In bullseye competition, pistol and rifle sights are adjusted so that when the bull is sitting atop the front sight blade, the bullets should hit the center of the bull. That's because bullseye competition demands a precise aiming point, and trying to hold your sights on the center of the bull (wherever that is) isn't precise enough.

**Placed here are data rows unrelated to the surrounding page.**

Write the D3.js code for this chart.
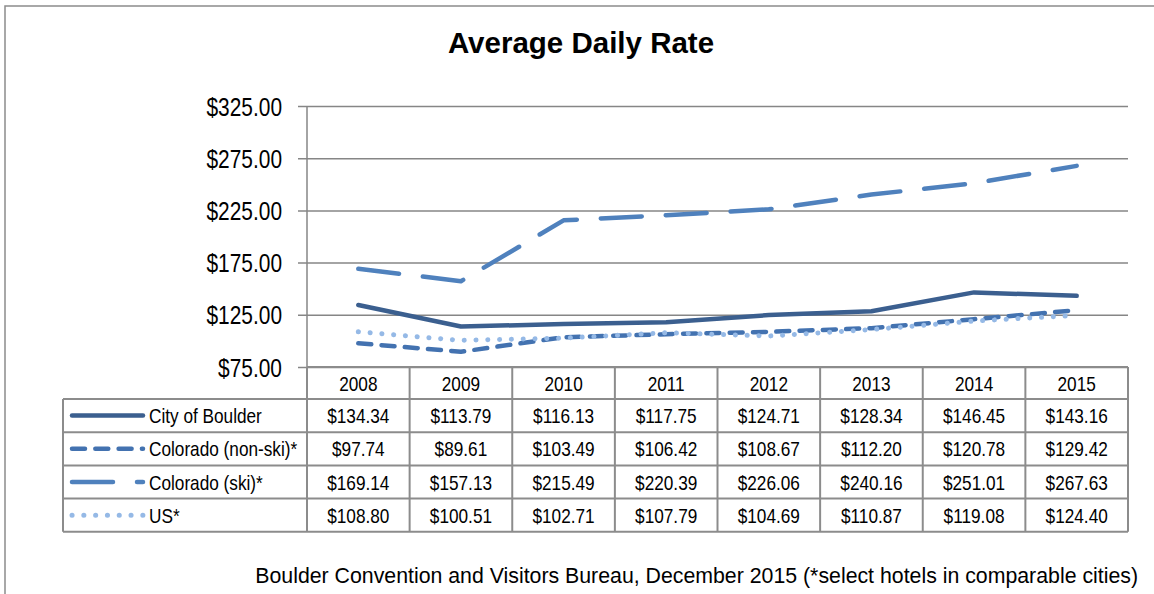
<!DOCTYPE html>
<html>
<head>
<meta charset="utf-8">
<script src="https://cdn.jsdelivr.net/npm/d3@7"></script>
<style>
  body { margin: 0; background: #fff; }
  svg { display: block; }
  text { font-family: "Liberation Sans", Arial, sans-serif; fill: #000; }
</style>
</head>
<body>
<div id="wrapper"></div>
<script>
const years = ["2008", "2009", "2010", "2011", "2012", "2013", "2014", "2015"]
const seriesNames = ["City of Boulder", "Colorado (non-ski)*", "Colorado (ski)*", "US*"]
const boulder = [134.34, 113.79, 116.13, 117.75, 124.71, 128.34, 146.45, 143.16]
const coloradoNonSki = [97.74, 89.61, 103.49, 106.42, 108.67, 112.20, 120.78, 129.42]
const coloradoSki = [169.14, 157.13, 215.49, 220.39, 226.06, 240.16, 251.01, 267.63]
const us = [108.80, 100.51, 102.71, 107.79, 104.69, 110.87, 119.08, 124.40]
const yTicks = [75, 125, 175, 225, 275, 325]

const series = [
  { name: seriesNames[0], values: boulder, color: "#3b5f8f", dash: null, width: 4.5 },
  { name: seriesNames[1], values: coloradoNonSki, color: "#4372b0", dash: "13,10.3", width: 4.5 },
  { name: seriesNames[2], values: coloradoSki, color: "#4f81bd", dash: "41,24", width: 4.5 },
  { name: seriesNames[3], values: us, color: "#95b9e6", dash: "0.1,11.7", width: 5 },
]

const dms = {
  width: 1154,
  height: 594,
  plotLeft: 307,
  plotRight: 1128,
  plotTop: 106,
  plotBottom: 367,
  tableLeft: 63,
  headerBottom: 399,
  rowHeight: 33.2,
}

// no Arial Narrow here, so squeeze the regular face
const squeeze = 0.82
const narrowAt = (x, y) => `translate(${x},${y}) scale(${squeeze},1)`

const fmt = d3.format("$,.2f")

const svg = d3.select("#wrapper")
  .append("svg")
  .attr("width", dms.width)
  .attr("height", dms.height)

// outer frame
svg.append("rect")
  .attr("x", 5)
  .attr("y", 6)
  .attr("width", dms.width + 10)
  .attr("height", dms.height + 10)
  .attr("fill", "none")
  .attr("stroke", "#8c8c8c")
  .attr("stroke-width", 1.5)

svg.append("text")
  .attr("x", 581)
  .attr("y", 53)
  .attr("text-anchor", "middle")
  .style("font-weight", "bold")
  .style("font-size", "29.5px")
  .text("Average Daily Rate")

const xScale = d3.scaleBand()
  .domain(years)
  .range([dms.plotLeft, dms.plotRight])

const yScale = d3.scaleLinear()
  .domain([75, 325])
  .range([dms.plotBottom, dms.plotTop])

const xMid = d => xScale(d) + xScale.bandwidth() / 2

// gridlines + y axis
const yAxisGenerator = d3.axisLeft(yScale)
  .tickValues(yTicks)
  .tickSize(-(dms.plotRight - dms.plotLeft))
  .tickFormat(fmt)

const yAxis = svg.append("g")
  .attr("transform", `translate(${dms.plotLeft},0)`)
  .call(yAxisGenerator)
yAxis.select(".domain").remove()
yAxis.selectAll(".tick line")
  .attr("x1", -9)
  .attr("stroke", "#868686")
  .attr("stroke-width", 1.5)
yAxis.selectAll(".tick text")
  .attr("x", null)
  .attr("dy", null)
  .attr("transform", narrowAt(-25, 9))
  .attr("fill", "#000")
  .style("font-family", null)
  .style("font-size", "25.5px")

svg.append("line")
  .attr("x1", dms.plotLeft).attr("x2", dms.plotLeft)
  .attr("y1", dms.plotTop).attr("y2", dms.plotBottom)
  .attr("stroke", "#868686")
  .attr("stroke-width", 1.5)

// lines
const lineGenerator = d3.line()
  .x((d, i) => xMid(years[i]))
  .y(d => yScale(d))

svg.append("g")
  .selectAll("path")
  .data(series)
  .join("path")
  .attr("d", d => lineGenerator(d.values))
  .attr("fill", "none")
  .attr("stroke", d => d.color)
  .attr("stroke-width", d => d.width)
  .attr("stroke-linecap", "round")
  .attr("stroke-linejoin", "round")
  .attr("stroke-dasharray", d => d.dash)

// data table
const table = svg.append("g")
const tableBottom = dms.headerBottom + dms.rowHeight * series.length
const gridStroke = "#8c8c8c"

table.append("line")
  .attr("x1", dms.plotLeft).attr("x2", dms.plotRight)
  .attr("y1", dms.plotBottom).attr("y2", dms.plotBottom)
  .attr("stroke", gridStroke).attr("stroke-width", 2)

d3.range(series.length + 1).forEach(i => {
  const y = dms.headerBottom + i * dms.rowHeight
  table.append("line")
    .attr("x1", dms.tableLeft).attr("x2", dms.plotRight)
    .attr("y1", y).attr("y2", y)
    .attr("stroke", gridStroke).attr("stroke-width", 2)
})

table.append("line")
  .attr("x1", dms.tableLeft).attr("x2", dms.tableLeft)
  .attr("y1", dms.headerBottom).attr("y2", tableBottom)
  .attr("stroke", gridStroke).attr("stroke-width", 2)

years.concat(["end"]).forEach((yr, i) => {
  const x = i < years.length ? xScale(yr) : dms.plotRight
  table.append("line")
    .attr("x1", x).attr("x2", x)
    .attr("y1", dms.plotBottom).attr("y2", tableBottom)
    .attr("stroke", gridStroke).attr("stroke-width", 2)
})

// header years
table.selectAll(".year")
  .data(years)
  .join("text")
  .attr("transform", d => narrowAt(xMid(d), (dms.plotBottom + dms.headerBottom) / 2 + 7.5))
  .attr("text-anchor", "middle")
  .style("font-size", "21px")
  .text(d => d)

// rows
series.forEach((s, r) => {
  const cy = dms.headerBottom + r * dms.rowHeight + dms.rowHeight / 2
  table.append("line")
    .attr("x1", 72).attr("x2", 143)
    .attr("y1", cy).attr("y2", cy)
    .attr("stroke", s.color)
    .attr("stroke-width", s.width)
    .attr("stroke-linecap", "round")
    .attr("stroke-dasharray", s.dash)
  table.append("text")
    .attr("transform", narrowAt(149, cy + 7.5))
    .style("font-size", "21px")
    .text(s.name)
  table.selectAll(null)
    .data(s.values)
    .join("text")
    .attr("transform", (d, i) => narrowAt(xMid(years[i]), cy + 7.5))
    .attr("text-anchor", "middle")
    .style("font-size", "21px")
    .text(d => fmt(d))
})

svg.append("text")
  .attr("x", 1138)
  .attr("y", 583)
  .attr("text-anchor", "end")
  .style("font-size", "21.3px")
  .text("Boulder Convention and Visitors Bureau, December 2015 (*select hotels in comparable cities)")
</script>
</body>
</html>
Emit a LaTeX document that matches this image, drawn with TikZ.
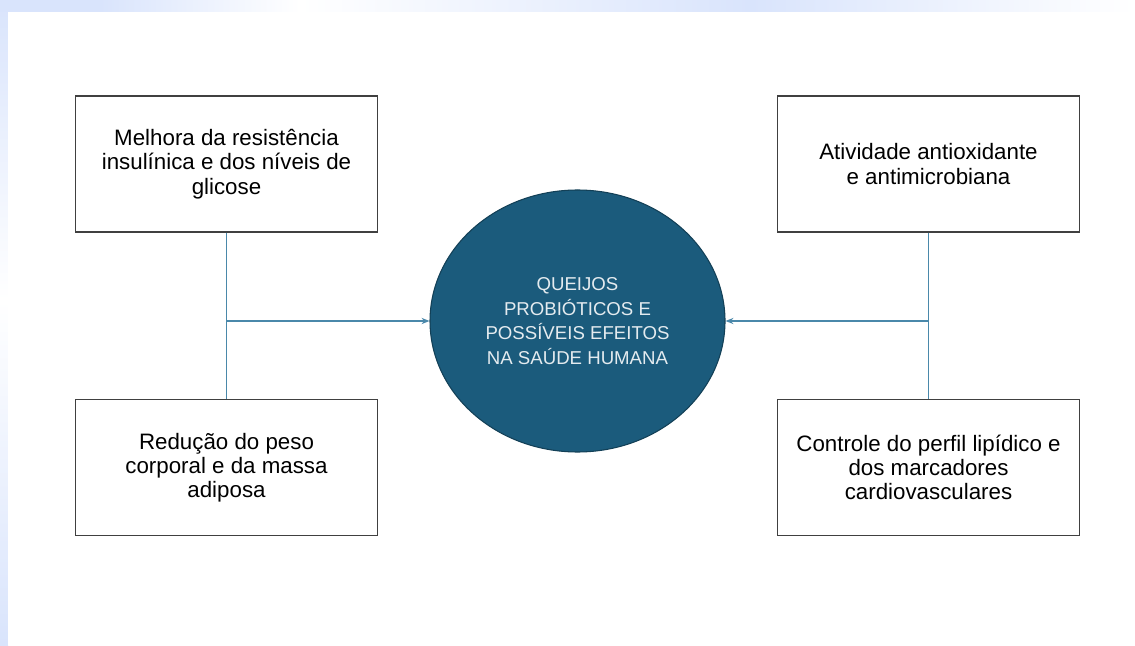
\documentclass[tikz,border=0pt]{standalone}
\usepackage{fontspec}
\setmainfont{Liberation Sans}
\usetikzlibrary{shapes.geometric,arrows.meta}
\definecolor{bandblue}{HTML}{D9E4FC}
\definecolor{cheese}{HTML}{1B5B7C}
\definecolor{linkblue}{HTML}{4A88AA}
\definecolor{boxline}{HTML}{404040}

\begin{document}
\begin{tikzpicture}[
  effect/.style={draw=boxline, line width=0.85pt, fill=white, minimum width=6.04cm,
    minimum height=2.72cm, align=center, font=\fontsize{12.7}{13.8}\selectfont},
  link/.style={draw=linkblue, line width=0.8pt},
]
\useasboundingbox (0,0) rectangle (22.7,12.9);
% background bands
\shade[top color=bandblue, bottom color=white] (0,6.9) rectangle (0.16,12.9);
\shade[top color=white, bottom color=bandblue] (0,0) rectangle (0.16,6.9);
\fill[bandblue] (0,12.66) rectangle (2,12.9);
\shade[left color=bandblue, right color=white] (2,12.66) rectangle (6,12.9);
\shade[left color=white, right color=bandblue] (6,12.66) rectangle (15,12.9);
\shade[left color=bandblue, right color=white] (15,12.66) rectangle (22.7,12.9);
\fill[white] (0.16,0) rectangle (22.7,12.66);

\node[effect] (insulina) at (4.53,9.62) {Melhora da resistência\\insulínica e dos níveis de\\glicose};
\node[effect] (peso) at (4.53,3.55) {Redução do peso\\corporal e da massa\\adiposa};
\node[effect] (antiox) at (18.57,9.62) {Atividade antioxidante\\e antimicrobiana};
\node[effect] (lipidico) at (18.57,3.55) {Controle do perfil lipídico e\\dos marcadores\\cardiovasculares};

\node[ellipse, draw=cheese!70!black, line width=0.6pt, fill=cheese, minimum width=5.9cm,
  minimum height=5.24cm, inner sep=0pt, align=center, text=white!88!cheese,
  font=\fontsize{10.6}{13.9}\selectfont] (queijos) at (11.55,6.48)
  {QUEIJOS\\PROBIÓTICOS E\\POSSÍVEIS EFEITOS\\NA SAÚDE HUMANA};

% connectors
\coordinate (esq) at (insulina.south |- queijos.west);
\coordinate (dir) at (antiox.south |- queijos.east);
\draw[link] (insulina.south) -- (peso.north);
\draw[link] (antiox.south) -- (lipidico.north);
\draw[link,-{Stealth[length=4.5pt,width=3.5pt]}] (esq) -- (queijos.west);
\draw[link,-{Stealth[length=4.5pt,width=3.5pt]}] (dir) -- (queijos.east);
\end{tikzpicture}
\end{document}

If you can, put your target out no farther than 10 yards. If the range rules require you to shoot at 25 yards, so be it.
Fold your jacket into a thick pad and place it on the shooting bench or table in front of you. Grip your pistol tightly, and rest your hand (not any part of the gun) on your jacket-pad for stability.
(You may have to sit on a stool, to do this right.)
Maintaining your very tight grip on the pistol and keeping your sights on the bottom-center edge of the target, slowly press the gun's trigger with the pad of the first joint of your index finger until the gun goes off unexpectedly. Do that whole thing at least twice more.
Now look at your target. Where are the holes? Did anything change?
If you did everything right, these will have been accurate shots. If your hits are not at the bottom-center of the bull, where you were aiming, you now have to adjust your sights.
Let me know what happens.


----------



## j.trevor123 (Jan 1, 2009)

thats steve that was useful. I understand the sight delima now. It might be a few days before i shoot again, but im already ready to go again.


----------